* _Exercise instructions_
Give every line of the data again, unchanged, but with no pictures.

* _Information supplied_

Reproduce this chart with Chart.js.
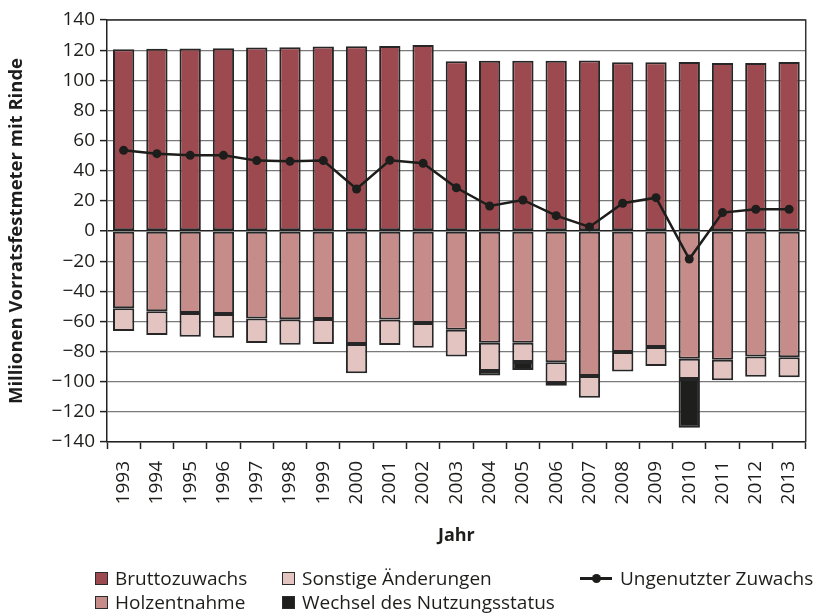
<!DOCTYPE html>
<html>
<head>
<meta charset="utf-8">
<script src="https://cdn.jsdelivr.net/npm/chart.js@4/dist/chart.umd.min.js"></script>
<style>
  html, body { margin: 0; padding: 0; background: #fff; }
  #wrap { position: relative; width: 824px; height: 616px; }
  #legend { position: absolute; left: 0; top: 0; width: 824px; height: 616px; pointer-events: none;
            font-family: 'Open Sans', sans-serif; font-size: 19px; color: #1d1d1b; }
  .item { position: absolute; display: flex; align-items: center; white-space: nowrap; height: 22px; }
  .box { width: 11px; height: 11px; border: 1px solid #2b2b2b; margin-right: 7px; }
  .lineMark { position: relative; width: 32px; height: 22px; margin-right: 8px; }
  .lineMark::before { content: ''; position: absolute; left: 0; right: 0; top: 10px; height: 3px; background: #1d1d1b; }
  .lineMark::after { content: ''; position: absolute; left: 12px; top: 7px; width: 9px; height: 9px; border-radius: 50%; background: #1d1d1b; }
</style>
</head>
<body>
<div id="wrap">
  <canvas id="chart" width="824" height="616"></canvas>
  <div id="legend"></div>
</div>
<script>
// Jahre
const years = ['1993', '1994', '1995', '1996', '1997', '1998', '1999', '2000', '2001', '2002', '2003',
               '2004', '2005', '2006', '2007', '2008', '2009', '2010', '2011', '2012', '2013'];

// Millionen Vorratsfestmeter mit Rinde
const bruttozuwachs = [120.6, 120.9, 121.1, 121.3, 121.7, 122.0, 122.4, 122.6, 122.8, 123.4, 112.6,
                       113.0, 113.0, 113.0, 113.2, 111.9, 111.9, 112.1, 111.5, 111.5, 112.1];
const holzentnahme = [-51.3, -53.3, -54.4, -55.1, -58.0, -58.6, -58.4, -75.0, -58.8, -61.0, -65.5,
                      -74.1, -74.1, -87.1, -96.2, -80.3, -77.0, -84.7, -85.4, -83.2, -83.8];
const sonstigeAenderungen = [-15.1, -15.7, -15.7, -15.7, -16.3, -16.8, -16.6, -19.4, -16.8, -16.4, -17.7,
                             -18.8, -12.8, -13.8, -14.4, -13.0, -12.6, -13.5, -13.7, -13.5, -13.3];
const wechselNutzungsstatus = [null, null, null, null, null, null, null, null, null, null, null,
                               -2.9, -5.3, -1.7, null, null, null, -32.3, null, null, null];
const ungenutzterZuwachs = [53.5, 51.3, 50.2, 50.2, 46.7, 46.2, 46.7, 27.9, 46.9, 44.9, 28.7,
                            16.6, 20.6, 10.2, 2.7, 18.4, 22.1, -18.6, 12.2, 14.4, 14.4];

const yTicks = [-140, -120, -100, -80, -60, -40, -20, 0, 20, 40, 60, 80, 100, 120, 140];

const COLORS = {
    brutto: '#9c4a50',
    holz: '#c68c8a',
    sonst: '#e3c4c1',
    wechsel: '#1e1e1c',
    line: '#1d1d1b',
    border: '#262626',
    grid: '#7a7a7a',
    axis: '#222222'
};

const FONT = "'Open Sans', sans-serif";

function barSet(label, data, color) {
    return {
        type: 'bar',
        label,
        data,
        backgroundColor: color,
        borderColor: COLORS.border,
        borderWidth: 2,
        borderSkipped: false,
        barPercentage: 0.64,
        categoryPercentage: 1,
        stack: 'bilanz',
        order: 1
    };
}

// Rahmen oben und rechts
const framePlugin = {
    id: 'frame',
    afterDatasetsDraw(chart) {
        const { ctx, chartArea: a } = chart;
        ctx.save();
        ctx.strokeStyle = '#333';
        ctx.lineWidth = 1.5;
        ctx.beginPath();
        ctx.moveTo(a.left, a.top);
        ctx.lineTo(a.right, a.top);
        ctx.lineTo(a.right, a.bottom);
        ctx.stroke();
        ctx.restore();
    }
};

const chart = new Chart(document.getElementById('chart').getContext('2d'), {
    data: {
        labels: years,
        datasets: [
            barSet('Bruttozuwachs', bruttozuwachs, COLORS.brutto),
            barSet('Holzentnahme', holzentnahme, COLORS.holz),
            barSet('Sonstige Änderungen', sonstigeAenderungen, COLORS.sonst),
            barSet('Wechsel des Nutzungsstatus', wechselNutzungsstatus, COLORS.wechsel),
            {
                type: 'line',
                label: 'Ungenutzter Zuwachs',
                data: ungenutzterZuwachs,
                borderColor: COLORS.line,
                backgroundColor: COLORS.line,
                borderWidth: 2.5,
                pointRadius: 4.5,
                pointBorderWidth: 0,
                tension: 0,
                stack: 'linie',
                order: 0
            }
        ]
    },
    options: {
        responsive: false,
        animation: false,
        layout: { padding: { top: 20, right: 3, left: 0, bottom: 69 } },
        plugins: {
            legend: { display: false },
            tooltip: { enabled: false }
        },
        scales: {
            x: {
                stacked: true,
                offset: true,
                grid: {
                    offset: true,
                    drawOnChartArea: false,
                    drawTicks: true,
                    tickLength: 7,
                    tickColor: COLORS.axis,
                    tickWidth: 1.5
                },
                border: { color: COLORS.axis, width: 1.5 },
                ticks: {
                    color: '#1d1d1b',
                    font: { family: FONT, size: 19 },
                    minRotation: 90,
                    maxRotation: 90,
                    padding: 12,
                    autoSkip: false
                },
                title: {
                    display: true,
                    text: 'Jahr',
                    color: '#1d1d1b',
                    font: { family: FONT, size: 18, weight: 'bold' },
                    padding: { top: 4, bottom: 0 }
                },
                afterFit(scale) { scale.height = 105; }
            },
            y: {
                stacked: true,
                min: -140,
                max: 140,
                afterBuildTicks(scale) { scale.ticks = yTicks.map(v => ({ value: v })); },
                grid: {
                    color: ctx => ctx.tick && ctx.tick.value === 0 ? COLORS.axis : COLORS.grid,
                    lineWidth: ctx => ctx.tick && ctx.tick.value === 0 ? 1.5 : 1.2,
                    drawTicks: true,
                    tickLength: 7,
                    tickColor: COLORS.axis,
                    tickWidth: 1.5
                },
                border: { color: COLORS.axis, width: 1.5 },
                ticks: {
                    color: '#1d1d1b',
                    font: { family: FONT, size: 19 },
                    padding: 5,
                    callback: v => (v < 0 ? '\u2212' + Math.abs(v) : String(v))
                },
                title: {
                    display: true,
                    text: 'Millionen Vorratsfestmeter mit Rinde',
                    color: '#1d1d1b',
                    font: { family: FONT, size: 18.5, weight: 'bold' },
                    padding: { top: 6, bottom: 0 }
                },
                afterFit(scale) { scale.width = 107; }
            }
        }
    },
    plugins: [framePlugin]
});

// Legende (HTML, drei Spalten wie im Original)
const legendSlots = [
    { ds: 0, x: 95, y: 567 },
    { ds: 1, x: 95, y: 591 },
    { ds: 2, x: 282, y: 567 },
    { ds: 3, x: 282, y: 591 },
    { ds: 4, x: 580, y: 567 }
];
const legendEl = document.getElementById('legend');
legendSlots.forEach(slot => {
    const ds = chart.data.datasets[slot.ds];
    const item = document.createElement('div');
    item.className = 'item';
    item.style.left = slot.x + 'px';
    item.style.top = slot.y + 'px';
    const mark = document.createElement('span');
    if (ds.type === 'line') {
        mark.className = 'lineMark';
    } else {
        mark.className = 'box';
        mark.style.background = ds.backgroundColor;
    }
    const text = document.createElement('span');
    text.textContent = ds.label;
    item.appendChild(mark);
    item.appendChild(text);
    legendEl.appendChild(item);
});
</script>
</body>
</html>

* _Written answer_
Reproduce this chart with Chart.js.
<!DOCTYPE html>
<html>
<head>
<meta charset="utf-8">
<script src="https://cdn.jsdelivr.net/npm/chart.js@4/dist/chart.umd.min.js"></script>
<style>
  html, body { margin: 0; padding: 0; background: #fff; }
  #wrap { position: relative; width: 824px; height: 616px; }
  #legend { position: absolute; left: 0; top: 0; width: 824px; height: 616px; pointer-events: none;
            font-family: 'Open Sans', sans-serif; font-size: 19px; color: #1d1d1b; }
  .item { position: absolute; display: flex; align-items: center; white-space: nowrap; height: 22px; }
  .box { width: 11px; height: 11px; border: 1px solid #2b2b2b; margin-right: 7px; }
  .lineMark { position: relative; width: 32px; height: 22px; margin-right: 8px; }
  .lineMark::before { content: ''; position: absolute; left: 0; right: 0; top: 10px; height: 3px; background: #1d1d1b; }
  .lineMark::after { content: ''; position: absolute; left: 12px; top: 7px; width: 9px; height: 9px; border-radius: 50%; background: #1d1d1b; }
</style>
</head>
<body>
<div id="wrap">
  <canvas id="chart" width="824" height="616"></canvas>
  <div id="legend"></div>
</div>
<script>
// Jahre
const years = ['1993', '1994', '1995', '1996', '1997', '1998', '1999', '2000', '2001', '2002', '2003',
               '2004', '2005', '2006', '2007', '2008', '2009', '2010', '2011', '2012', '2013'];

// Millionen Vorratsfestmeter mit Rinde
const bruttozuwachs = [120.6, 120.9, 121.1, 121.3, 121.7, 122.0, 122.4, 122.6, 122.8, 123.4, 112.6,
                       113.0, 113.0, 113.0, 113.2, 111.9, 111.9, 112.1, 111.5, 111.5, 112.1];
const holzentnahme = [-51.3, -53.3, -54.4, -55.1, -58.0, -58.6, -58.4, -75.0, -58.8, -61.0, -65.5,
                      -74.1, -74.1, -87.1, -96.2, -80.3, -77.0, -84.7, -85.4, -83.2, -83.8];
const sonstigeAenderungen = [-15.1, -15.7, -15.7, -15.7, -16.3, -16.8, -16.6, -19.4, -16.8, -16.4, -17.7,
                             -18.8, -12.8, -13.8, -14.4, -13.0, -12.6, -13.5, -13.7, -13.5, -13.3];
const wechselNutzungsstatus = [null, null, null, null, null, null, null, null, null, null, null,
                               -2.9, -5.3, -1.7, null, null, null, -32.3, null, null, null];
const ungenutzterZuwachs = [53.5, 51.3, 50.2, 50.2, 46.7, 46.2, 46.7, 27.9, 46.9, 44.9, 28.7,
                            16.6, 20.6, 10.2, 2.7, 18.4, 22.1, -18.6, 12.2, 14.4, 14.4];

const yTicks = [-140, -120, -100, -80, -60, -40, -20, 0, 20, 40, 60, 80, 100, 120, 140];

const COLORS = {
    brutto: '#9c4a50',
    holz: '#c68c8a',
    sonst: '#e3c4c1',
    wechsel: '#1e1e1c',
    line: '#1d1d1b',
    border: '#262626',
    grid: '#7a7a7a',
    axis: '#222222'
};

const FONT = "'Open Sans', sans-serif";

function barSet(label, data, color) {
    return {
        type: 'bar',
        label,
        data,
        backgroundColor: color,
        borderColor: COLORS.border,
        borderWidth: 2,
        borderSkipped: false,
        barPercentage: 0.64,
        categoryPercentage: 1,
        stack: 'bilanz',
        order: 1
    };
}

// Rahmen oben und rechts
const framePlugin = {
    id: 'frame',
    afterDatasetsDraw(chart) {
        const { ctx, chartArea: a } = chart;
        ctx.save();
        ctx.strokeStyle = '#333';
        ctx.lineWidth = 1.5;
        ctx.beginPath();
        ctx.moveTo(a.left, a.top);
        ctx.lineTo(a.right, a.top);
        ctx.lineTo(a.right, a.bottom);
        ctx.stroke();
        ctx.restore();
    }
};

const chart = new Chart(document.getElementById('chart').getContext('2d'), {
    data: {
        labels: years,
        datasets: [
            barSet('Bruttozuwachs', bruttozuwachs, COLORS.brutto),
            barSet('Holzentnahme', holzentnahme, COLORS.holz),
            barSet('Sonstige Änderungen', sonstigeAenderungen, COLORS.sonst),
            barSet('Wechsel des Nutzungsstatus', wechselNutzungsstatus, COLORS.wechsel),
            {
                type: 'line',
                label: 'Ungenutzter Zuwachs',
                data: ungenutzterZuwachs,
                borderColor: COLORS.line,
                backgroundColor: COLORS.line,
                borderWidth: 2.5,
                pointRadius: 4.5,
                pointBorderWidth: 0,
                tension: 0,
                stack: 'linie',
                order: 0
            }
        ]
    },
    options: {
        responsive: false,
        animation: false,
        layout: { padding: { top: 20, right: 3, left: 0, bottom: 69 } },
        plugins: {
            legend: { display: false },
            tooltip: { enabled: false }
        },
        scales: {
            x: {
                stacked: true,
                offset: true,
                grid: {
                    offset: true,
                    drawOnChartArea: false,
                    drawTicks: true,
                    tickLength: 7,
                    tickColor: COLORS.axis,
                    tickWidth: 1.5
                },
                border: { color: COLORS.axis, width: 1.5 },
                ticks: {
                    color: '#1d1d1b',
                    font: { family: FONT, size: 19 },
                    minRotation: 90,
                    maxRotation: 90,
                    padding: 12,
                    autoSkip: false
                },
                title: {
                    display: true,
                    text: 'Jahr',
                    color: '#1d1d1b',
                    font: { family: FONT, size: 18, weight: 'bold' },
                    padding: { top: 4, bottom: 0 }
                },
                afterFit(scale) { scale.height = 105; }
            },
            y: {
                stacked: true,
                min: -140,
                max: 140,
                afterBuildTicks(scale) { scale.ticks = yTicks.map(v => ({ value: v })); },
                grid: {
                    color: ctx => ctx.tick && ctx.tick.value === 0 ? COLORS.axis : COLORS.grid,
                    lineWidth: ctx => ctx.tick && ctx.tick.value === 0 ? 1.5 : 1.2,
                    drawTicks: true,
                    tickLength: 7,
                    tickColor: COLORS.axis,
                    tickWidth: 1.5
                },
                border: { color: COLORS.axis, width: 1.5 },
                ticks: {
                    color: '#1d1d1b',
                    font: { family: FONT, size: 19 },
                    padding: 5,
                    callback: v => (v < 0 ? '\u2212' + Math.abs(v) : String(v))
                },
                title: {
                    display: true,
                    text: 'Millionen Vorratsfestmeter mit Rinde',
                    color: '#1d1d1b',
                    font: { family: FONT, size: 18.5, weight: 'bold' },
                    padding: { top: 6, bottom: 0 }
                },
                afterFit(scale) { scale.width = 107; }
            }
        }
    },
    plugins: [framePlugin]
});

// Legende (HTML, drei Spalten wie im Original)
const legendSlots = [
    { ds: 0, x: 95, y: 567 },
    { ds: 1, x: 95, y: 591 },
    { ds: 2, x: 282, y: 567 },
    { ds: 3, x: 282, y: 591 },
    { ds: 4, x: 580, y: 567 }
];
const legendEl = document.getElementById('legend');
legendSlots.forEach(slot => {
    const ds = chart.data.datasets[slot.ds];
    const item = document.createElement('div');
    item.className = 'item';
    item.style.left = slot.x + 'px';
    item.style.top = slot.y + 'px';
    const mark = document.createElement('span');
    if (ds.type === 'line') {
        mark.className = 'lineMark';
    } else {
        mark.className = 'box';
        mark.style.background = ds.backgroundColor;
    }
    const text = document.createElement('span');
    text.textContent = ds.label;
    item.appendChild(mark);
    item.appendChild(text);
    legendEl.appendChild(item);
});
</script>
</body>
</html>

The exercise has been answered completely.